Γ(t) = Σ Γ(t′′)Γ(t′)
I am under the impression that in your previous comment, you compared this equation with the equations of probability in quantum mechanics, but the dictionary between the two probabilities is more complicated as it involves projection and time-evolution operators (eq. 77).
 
  • #450
pines-demon said:
important reminder here, I am under the impression that Barandes is NOT saying that particles exist and the rest of quantum is the stochasticity, like some kind of stochastic pilot wave theory. He clearly says that he is agnostic of what constitute nature, his mathematics could apply to fields or qubits or whatever you want.
jbergman said:
But the ontology of it isn't very clear.

The Barandes formulation is generic enough to apply to anything, and I think I even said ages ago in this thread that maybe it could be applied in social sciences where rudimental quantum theory has been used to describe human behavior in the last 2 decades.

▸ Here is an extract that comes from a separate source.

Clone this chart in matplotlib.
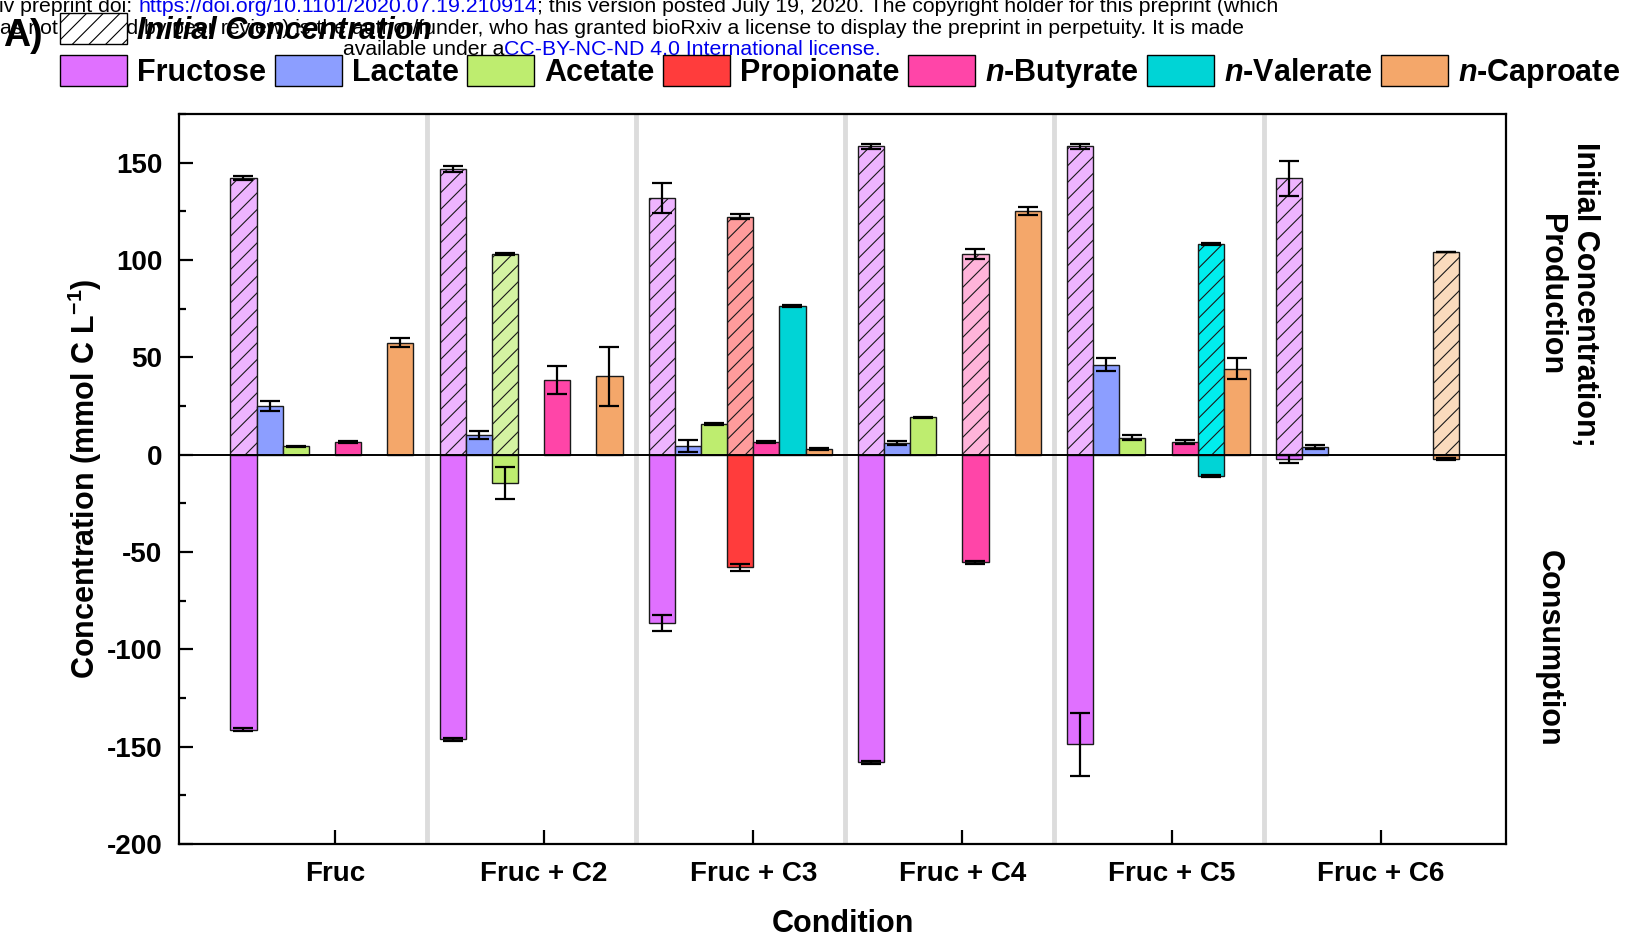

But regardless of what it is applied to it still entails definite configurations. First line of one of his papers:

"The theory of stochastic processes describes the phenomenological behavior of systems with definite configurations that evolve probabilistically in time."

"Phenomenological" suggests agnosticism about the underlying cause of behavior; nonetheless, the system is always in a definite configuration. It doesn't matter if there is a deeper ontology than particles, if the description is valid for particles then it means they will be point-particles... or finite size... but always in definirte positions, the wavefunction mostly a pragmatic tool.

pines-demon said:
I am under the impression that in your previous comment, you compared this equation with the equations of probability in quantum mechanics, but the dictionary between the two probabilities is more complicated as it involves projection and time-evolution operators (eq. 77).

Not sure what you are implying but the left side of equations 35 and 77 are the same. 77 implies 35 does not always hold.